A company’s supply chain is the associated companies through which intermediate goods pass as they are successively assembled into larger and larger sub-units of the final product before arriving at the central company for final manufacture.
For instance, we might see a specialist parts firm provide specific gears to a company that makes gearboxes, who supplies a firm that assembles automobile drive trains which are then supplied to a company building cars. Or, we might see a firm specialising in mobile phone screens supplying a similar screen to a range of phone manufacturers whose product value is based on the internal software, not on the generic touch screen or hardware.
Supply chain relationships
As supply chains have become more complex, so the relations between firms in the supply chain have become less uniform. They can vary from arms-length, where a company buys its components from a range of suppliers with no long-term relationship (purchases are made on the open market), to wholly owned subcontractors, where the lead manufacturer owns one or more of the companies involved in the supply chain.
To return to the automotive example; the gearbox manufacturer may be able to get various gears from a range of manufacturers and may choose between them on the basis of price, availability or quality. It might supply the gearboxes to a plant that builds drivetrains that is wholly owned by the main car company.
Across the supply chain, the relations between the main company and the participants may be very different. There has been a lot of research into these relations in the supply chain which suggests that there are three main forms of relations. The first is entirely mediated by the market; here firms contract with each other based on orders for (most often) generic parts which could be produced by a range of suppliers. The core company chooses a supplier largely based on price and immediate convenience.
When this market-based relationship does not deliver what the central company requires, it may enter some form of partnership with a supplier.
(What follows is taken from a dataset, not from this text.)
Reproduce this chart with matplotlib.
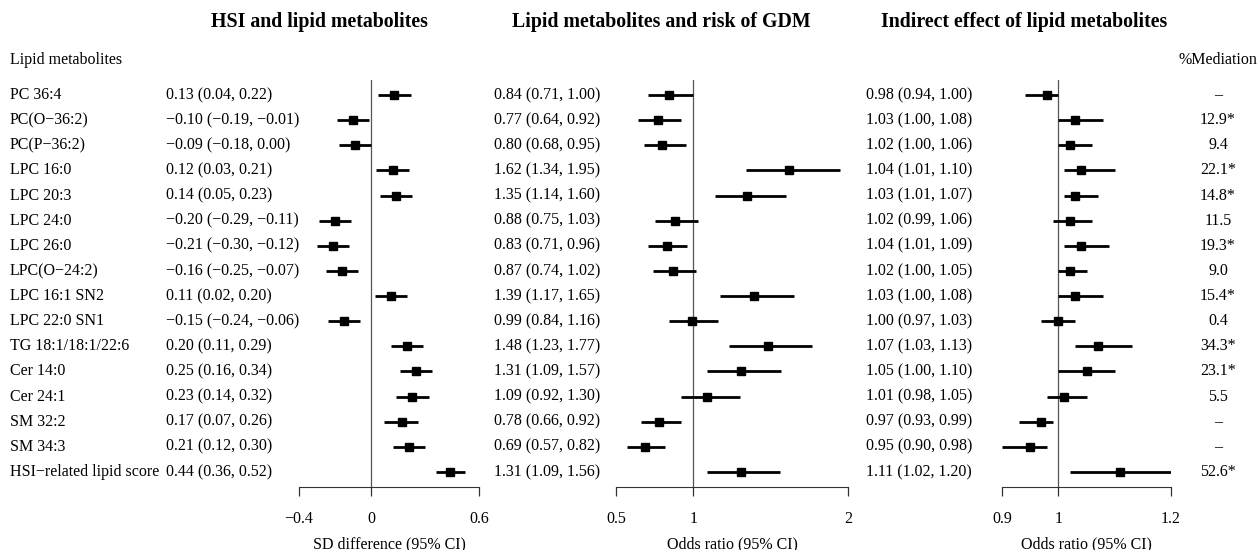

This might involve close collaboration, sharing data for example about supply planning and ongoing supply issues. The relationship may deepen over time into a more formal arrangement involving some co-design, and (for instance) access to each other’s planning data to allow integration of production timetables.
Sometimes suppliers are ‘captured’. While remaining formally independent, they are so dependent on the core company’s business that they can no longer afford to break free to supply other firms, or even influence the buyer’s terms. This shift across relationship types reflects the frequent aspiration of central companies to control suppliers by taking a larger and larger proportion of their business.
A captured supplier may later be taken over by the central company. Conversely, the main company may ‘spin-out’ divisions so that while remaining in their original supply chain, they can also use economies of scale to reduce prices by entering other supply chains as well as that of the originating central firm.
So, the supply chain itself is patterned by various relations and differences in how those relationships are managed.
Who is in charge of the supply chain?
Therefore a key question, posed by activists such as those who seek to stop worker exploitation or lessen environmental impact of the production processes involved in the supply chain, is who is actually in charge.
The various relationships often appear to be mediated by the market and as such core companies enjoy some plausible deniability about their responsibility for any problems identified ‘upstream’ of their operations. The central company can argue that it is merely a purchaser in a market, and its suppliers are independent companies over which it has no formal or legal control. This position, however, has frequently been challenged by activists and governments.
The supply chain is often not so much a market-based environment, but rather one based on inter-firm relations, and the domination of the final manufacturer. These large central firms control the supply chain by setting production standards and requirements, by sharing data and information to ensure supplies into the central firm accord with its needs both in character and in timing. The central firm often has a high level of surveillance capacity all along the chain, whatever the formal relationship entered into by its contracting suppliers.
This reality is now widely recognised by those seeking to change practices in other countries. As such, the core or main firm has become the target of considerable political pressure to find solutions to problems among the firms with which it contracts, both directly and indirectly. The organisers of retail boycotts and organisers of Fair Trade certification have realised the core contracting company has considerable leverage over its supply chain.
Offshoring, reshoring and reintegration of production
Since Brexit there has been a move by some British companies to reverse the process of offshoring of supply chains that had taken place in previous decades.
When transport was slow and often expensive or unreliable, it made sense for firms to outsource to local or domestic suppliers. However the container transport revolution of the late 1970s both simplified and reduced the price of contracting with foreign suppliers. The rise of China and other East Asian countries as locations for labour intensive work reinforced the attraction of these and other locations for component manufacture where labour costs were a fraction of those in the UK or Europe.
Recently, difficulties in China, the frictions on trade caused by Brexit, and the impact of rising energy costs on international transportation have seen UK manufacturers start to ‘reshore’ their supply chains. Companies have looked for existing suppliers domestically, and may set up new supply chain firms for their production networks.
Alongside this move to reduce the distances covered by supply chains, there is also a slow move to reintegrate production, where the control of labour relations and environmental impacts, as well as control of valuable information or data, might be better undertaken in-house. This reflects both a shift in the perception of the risk to brands caused by problems in manufacturing and changes in the regulatory interest of states bowing to pressure from voters over human rights or green issues.
While the age of extended supply chains is hardly over, growing numbers of problems across some complex international production networks have led to a rethinking of how production is organised.
However, it is unlikely that supply chains will disappear from the news any time soon.